Delegates — of which Minnesota has 38 Republican and 93 Democratic — are elected officials who will vote for the assigned political candidate at a party convention. 
To win the presidential endorsement, a Republican candidate must win 1,237 delegates, and a Democratic candidate must win 2,383. 
Caucuses will also elect delegates who will eventually endorse candidates for Congress and the state Legislature.
Caucus vs. primary 
On Tuesday, Minnesota will be among four states and American Samoa that will hold caucuses, while the others will hold primaries.
“The greatest difference between a primary and a caucus is in a caucus, the voters openly decide which candidates to support, Watts said. “Primaries use secret voters. So, essentially, voters cast their vote for who they want to support, and it ends there.”
Am I eligible?
To be eligible to vote, you must be at least 18 years old by the time of the November election. 

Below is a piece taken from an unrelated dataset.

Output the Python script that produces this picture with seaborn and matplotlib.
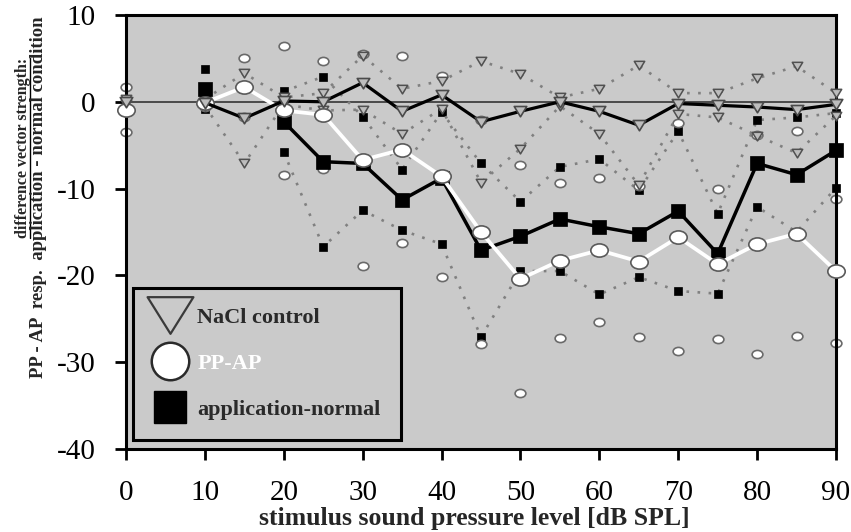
import numpy as np
import pandas as pd
import matplotlib
matplotlib.use("Agg")
import matplotlib.pyplot as plt
from matplotlib.path import Path
from matplotlib.transforms import Affine2D
from matplotlib.lines import Line2D
import seaborn as sns

# Stimulus levels (dB SPL)
levels = [0, 10, 15, 20, 25, 30, 35, 40, 45, 50, 55, 60, 65, 70, 75, 80, 85, 90]
app_levels = [10, 20, 25, 30, 35, 40, 45, 50, 55, 60, 65, 70, 75, 80, 85, 90]

# NaCl control: mean difference and standard deviation
nacl_mean = [0.0, -0.1, -1.9, 0.1, 0.0, 2.2, -1.1, 0.8, -2.3, -1.1, 0.0, -1.1, -2.7, -0.2, -0.4, -0.6, -0.9, -0.3]
nacl_sd = [0.3, 0.4, 5.2, 0.4, 1.0, 3.1, 2.6, 1.6, 7.0, 4.3, 0.5, 2.6, 6.9, 1.2, 1.4, 3.3, 5.0, 1.3]

# PP-AP: mean difference and standard deviation
ppap_mean = [-0.9, -0.1, 1.7, -1.0, -1.5, -6.7, -5.5, -8.6, -15.0, -20.4, -18.3, -17.1, -18.4, -15.6, -18.7, -16.4, -15.2, -19.5]
ppap_sd = [2.6, 0.5, 3.4, 7.4, 6.2, 12.2, 10.8, 11.6, 12.9, 13.1, 8.9, 8.3, 8.7, 13.1, 8.6, 12.6, 11.8, 8.3]

# application - normal: mean difference and standard deviation
app_mean = [1.5, -2.3, -6.9, -7.1, -11.3, -8.8, -17.1, -15.5, -13.5, -14.4, -15.2, -12.6, -17.5, -7.1, -8.4, -5.6]
app_sd = [2.3, 3.5, 9.8, 5.4, 3.5, 7.6, 10.0, 4.0, 6.0, 7.8, 5.0, 9.2, 4.6, 5.0, 6.6, 4.3]

x_ticks = [0, 10, 20, 30, 40, 50, 60, 70, 80, 90]
y_ticks = [-40, -30, -20, -10, 0, 10]
legend_labels = ["NaCl control", "PP-AP", "application-normal"]


def frame(lv, mean, sd):
    df = pd.DataFrame({"level": lv, "mean": mean, "sd": sd})
    df["upper"] = df["mean"] + df["sd"]
    df["lower"] = df["mean"] - df["sd"]
    # levels more than one step apart are not joined by a line
    df["segment"] = (df["level"].diff() > 5).cumsum()
    return df


nacl = frame(levels, nacl_mean, nacl_sd)
ppap = frame(levels, ppap_mean, ppap_sd)
app = frame(app_levels, app_mean, app_sd)

# marker shapes: flat downward triangle and a slightly flattened ellipse
tri = Path([(-1.0, 0.8), (1.0, 0.8), (0.0, -0.85), (-1.0, 0.8)],
           [Path.MOVETO, Path.LINETO, Path.LINETO, Path.CLOSEPOLY])
ell = Affine2D().scale(1.0, 0.76).transform_path(Path.unit_circle())

sns.set_style("ticks")
plt.rcParams["font.family"] = ["Liberation Serif", "DejaVu Serif"]
plt.rcParams["axes.unicode_minus"] = False

BG = "#cacaca"
fig = plt.figure(figsize=(8.51, 5.32), dpi=100)
ax = fig.add_axes([126 / 851, 1 - 449 / 532, 710 / 851, 434 / 532])
ax.set_facecolor(BG)

ax.axhline(0, color="#4a4a4a", lw=1.4, zorder=1)

dotted = (0, (1.0, 3.2))
common = dict(x="level", units="segment", estimator=None, legend=False,
              ax=ax, clip_on=False)

# spread (mean +/- SD)
for col in ("upper", "lower"):
    sns.lineplot(data=app, y=col, color="#808080", lw=1.9, ls=dotted,
                 marker="s", markersize=6, markerfacecolor="black",
                 markeredgecolor="black", markeredgewidth=0.5, zorder=2,
                 **common)
for col in ("upper", "lower"):
    sns.scatterplot(data=ppap, x="level", y=col, marker=ell, s=60,
                    color="white", edgecolor="#6a6a6a", linewidth=1.2,
                    zorder=2.5, legend=False, ax=ax, clip_on=False)
for col in ("upper", "lower"):
    sns.lineplot(data=nacl, y=col, color="#808080", lw=1.9, ls=dotted,
                 marker=tri, markersize=7.5, markerfacecolor="#bdbdbd",
                 markeredgecolor="#505050", markeredgewidth=1.1, zorder=2.6,
                 **common)

# means
sns.lineplot(data=app, y="mean", color="black", lw=2.5,
             marker="s", markersize=9.5, markerfacecolor="black",
             markeredgecolor="black", markeredgewidth=0.5, zorder=3, **common)
sns.lineplot(data=ppap, y="mean", color="white", lw=2.7,
             marker=ell, markersize=12.5, markerfacecolor="white",
             markeredgecolor="#5a5a5a", markeredgewidth=1.2, zorder=4, **common)
sns.lineplot(data=nacl, y="mean", color="black", lw=2.3,
             marker=tri, markersize=9, markerfacecolor="#bdbdbd",
             markeredgecolor="#4a4a4a", markeredgewidth=1.2, zorder=5, **common)

ax.set_xlim(0, 90)
ax.set_ylim(-40, 10)
ax.set_xticks(x_ticks)
ax.set_yticks(y_ticks)
ax.set_xlabel("")
ax.set_ylabel("")
ax.tick_params(direction="out", length=8, width=2, pad=14, labelsize=21,
               colors="black")
for s in ax.spines.values():
    s.set_visible(True)
    s.set_linewidth(2.2)
    s.set_color("black")

# legend
handles = [
    Line2D([], [], ls="none", marker=Path([(-1.0, 0.8), (1.0, 0.8), (0.0, -0.8), (-1.0, 0.8)],
                                         [Path.MOVETO, Path.LINETO, Path.LINETO, Path.CLOSEPOLY]),
           markersize=33, markerfacecolor="none", markeredgecolor="#3a3a3a",
           markeredgewidth=1.6),
    Line2D([], [], ls="none", marker="o", markersize=27, markerfacecolor="white",
           markeredgecolor="#2a2a2a", markeredgewidth=1.8),
    Line2D([], [], ls="none", marker="s", markersize=23, markerfacecolor="black",
           markeredgecolor="black"),
]
leg = ax.legend(handles, legend_labels, loc="lower left",
                bbox_to_anchor=(0.0099, 0.021), borderaxespad=0,
                prop={"family": "Liberation Serif", "weight": "bold", "size": 16},
                handlelength=1.55, handletextpad=0.45, borderpad=0.9,
                labelspacing=1.14, frameon=True, fancybox=False)
leg.get_frame().set_facecolor(BG)
leg.get_frame().set_edgecolor("black")
leg.get_frame().set_linewidth(2.2)
leg.get_frame().set_alpha(1)
for txt, c in zip(leg.get_texts(), ["#2a2a2a", "white", "#2a2a2a"]):
    txt.set_color(c)

# axis titles
fig.text(474 / 851, 1 - 519 / 532, "stimulus sound pressure level [dB SPL]",
         ha="center", va="center", fontsize=18.5, fontweight="bold",
         family="Liberation Serif")
t1 = fig.text(23 / 851, 1 - 148 / 532, "difference vector strength:",
              rotation=90, ha="center", va="center", fontsize=11.5,
              fontweight="bold", family="Liberation Serif")
fig.text(39 / 851, 1 - 197 / 532,
         "PP - AP  resp.  application - normal condition",
         rotation=90, ha="center", va="center", fontsize=13.5,
         fontweight="bold", family="Liberation Serif")

fig.canvas.draw()
bb = t1.get_window_extent(fig.canvas.get_renderer())
ux = 29.5 / 851
fig.add_artist(Line2D([ux, ux], [bb.y0 / 532, bb.y1 / 532],
                      transform=fig.transFigure, color="black", lw=1.0))

fig.savefig("out.png", dpi=100, facecolor="white")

“Historically, we see dismal voter participation for the younger population,” said Watts, who created the video to encourage young voters to participate. “I want the University of Minnesota to have the highest caucus participation of any college.”
Where do I go?
In order to find where caucuses will be held around the state, Minnesotans can use the Caucus Finder website provided by the Minnesota Secretary of State.
To participate, you must live in the precinct you show up to caucus for. 
College students can vote in their hometown or at their university. Same-day registration will be available at each local caucus.  
When you get there
In Minnesota, you don’t need to be registered to a political party to participate, but you are required to generally agree with the party’s ideas. 
“When you arrive, you need to check in and register and make sure you are in agreement with party principles,” said Keith Downey, Chair of the Republican Party of Minnesota. “Someone then calls the meeting to order, which includes voting for delegates and making speeches.” 
Some of Minnesota’s minor parties will also hold caucuses on Tuesday.
How long does it take?
Most polling begins at 7 p.m. and ends about an hour later at each meeting.
Absentee votes aren’t allowed, but Minnesota employers are required to allow employees to miss work to caucus. The University is 
required not to schedule events after 6 p.m. on caucus night.